Paying for routine care (with perhaps tax breaks, etc.) would control costs because we would care what we paid (we don’t care or often even know what our insurance company pays).
I still favor Medicare because older people have so many health costs (although, of course, they are often overmedicated and then over-overmedicated to compensate for the side effects of being overmedicated). I don’t get Social Security for everyone at all, but I don’t see how we can get out of it.
PatHMV said,
September 11, 2009 at 12:22 am
One could conceivably develop a health insurance policy aimed at insuring long-term health care availability. Some life insurance policies are structured so that you can keep them to any age, so long as you start paying the premiums early enough and never stop. You could do a health care policy in a similar manner; you buy not only the right to health care now, but the right to maintain the insurance indefinitely.
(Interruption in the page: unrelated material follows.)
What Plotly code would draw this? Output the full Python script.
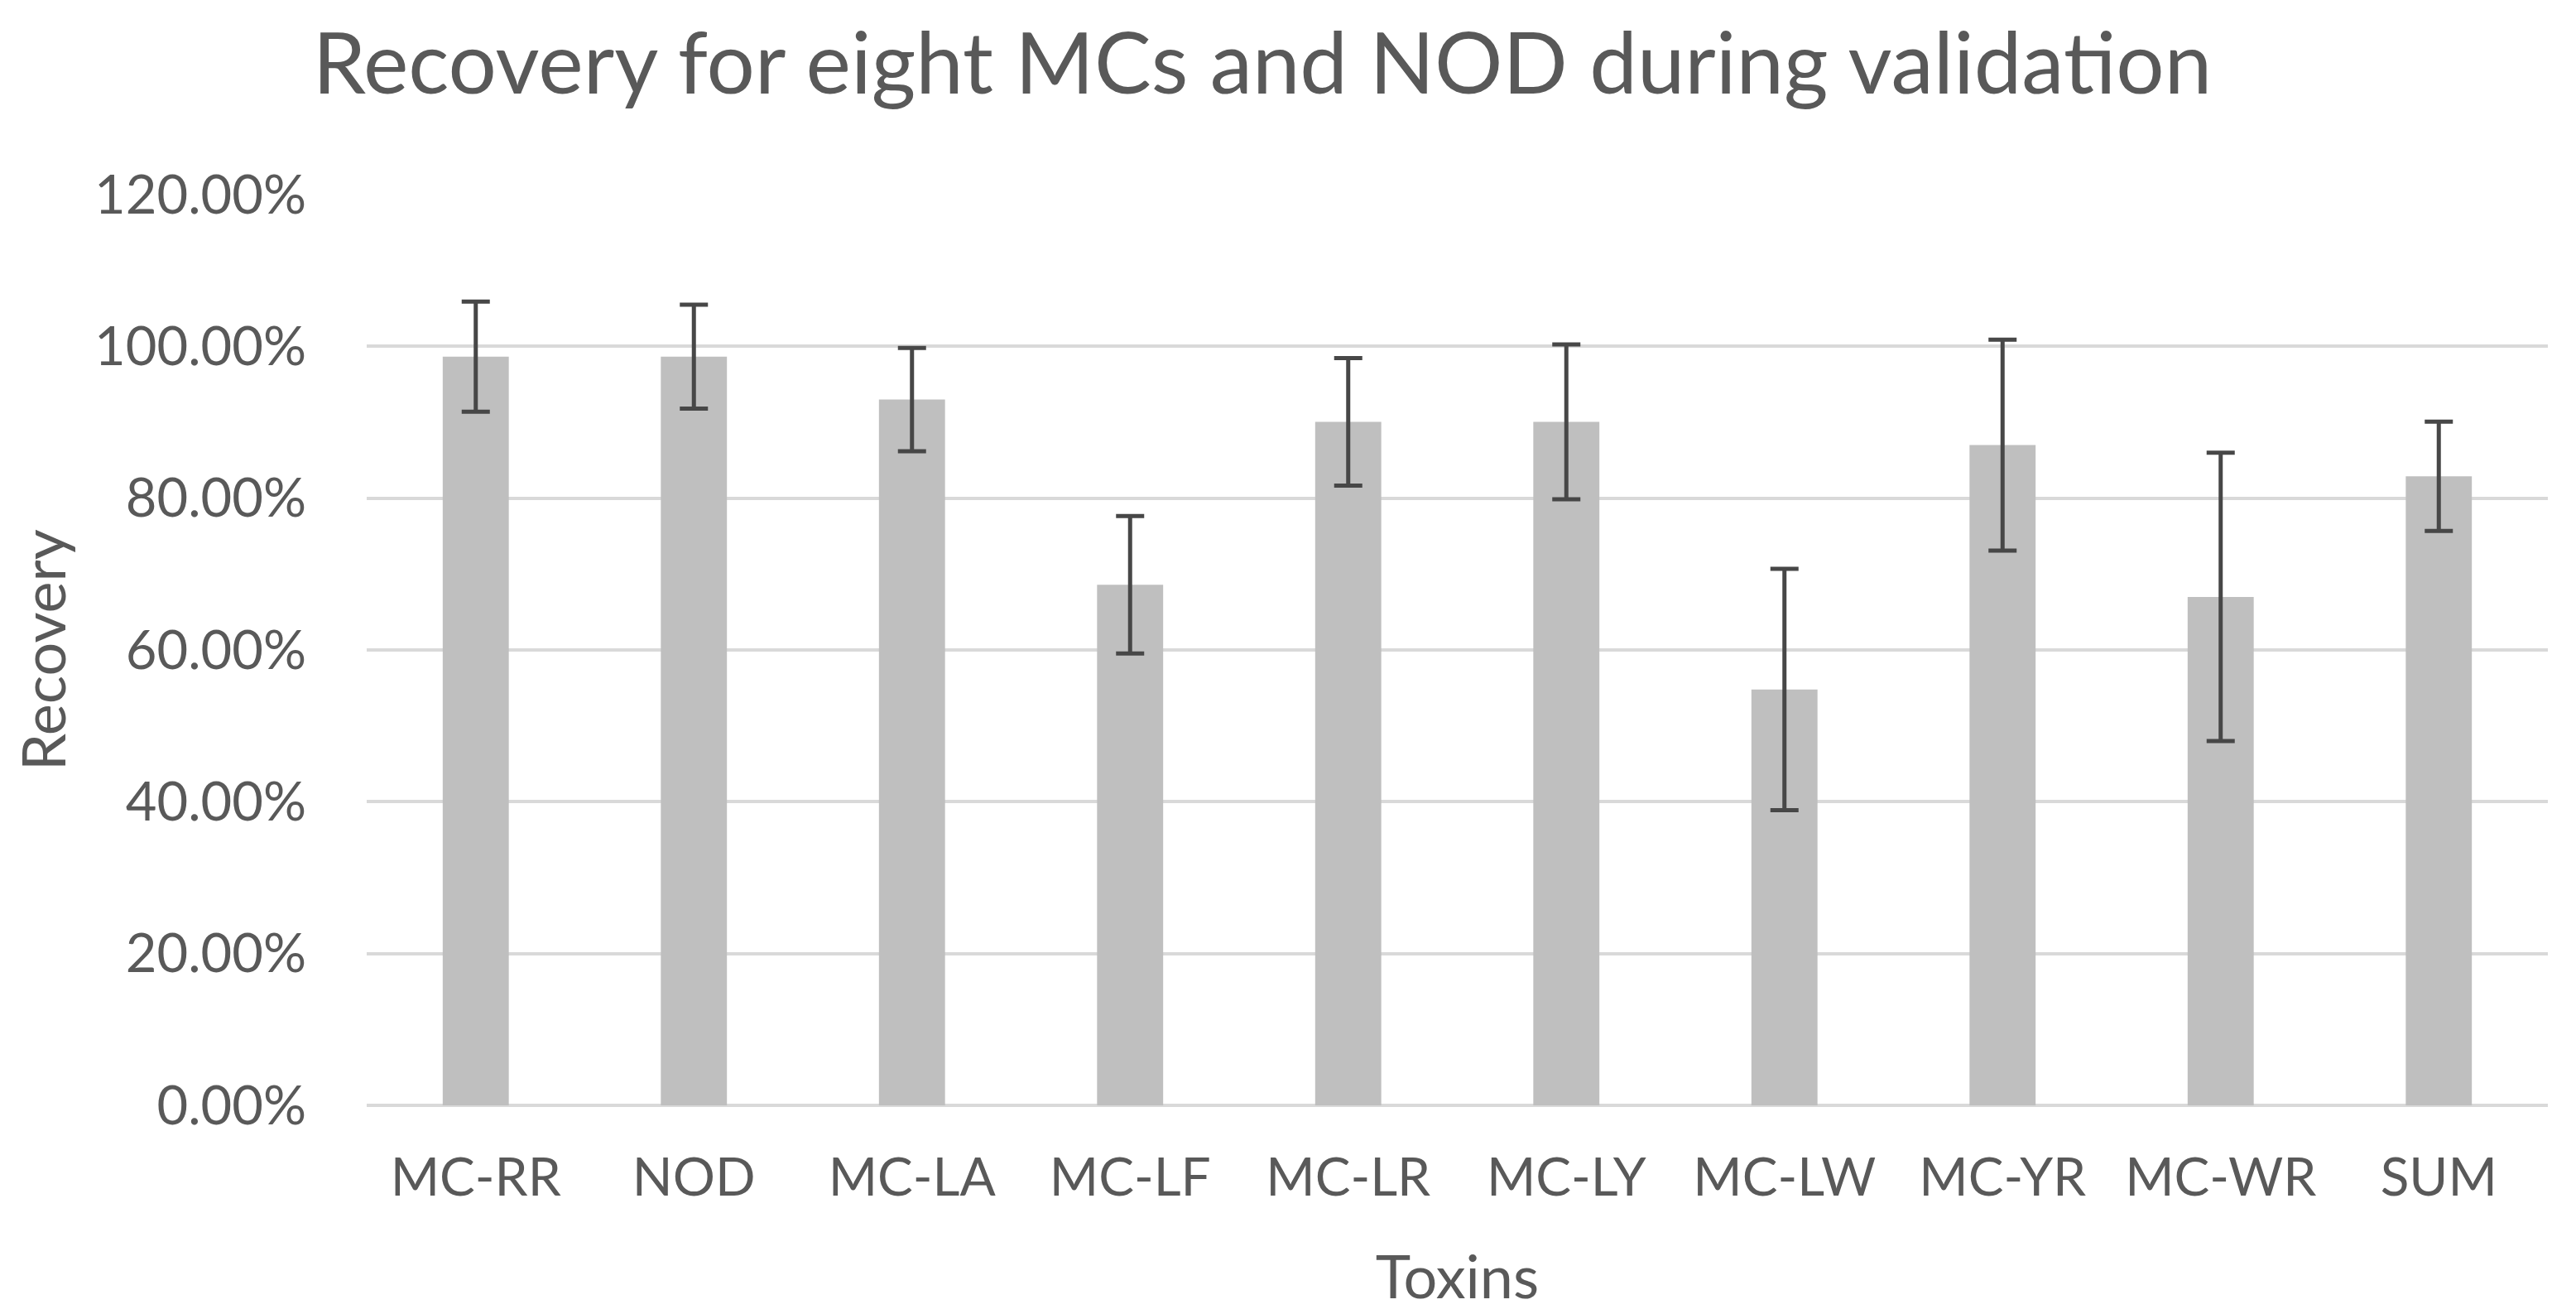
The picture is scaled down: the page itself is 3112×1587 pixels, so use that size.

To prevent being permanently locked-in to one company, the law could provide for the right to transfer from one company to another, with one company transferring the accrued premiums and reasonable interest to the other (with the person perhaps having to pay additional funds if they move from a bare-bones policy or cheap-ass company to a gold-plated, top-dollar company).
The only way that health care costs will come down will be if we require consumers to bear more of the costs directly, so that they will have an incentive to question prices, to question whether they really need the name-brand prescription instead of the generic, etc.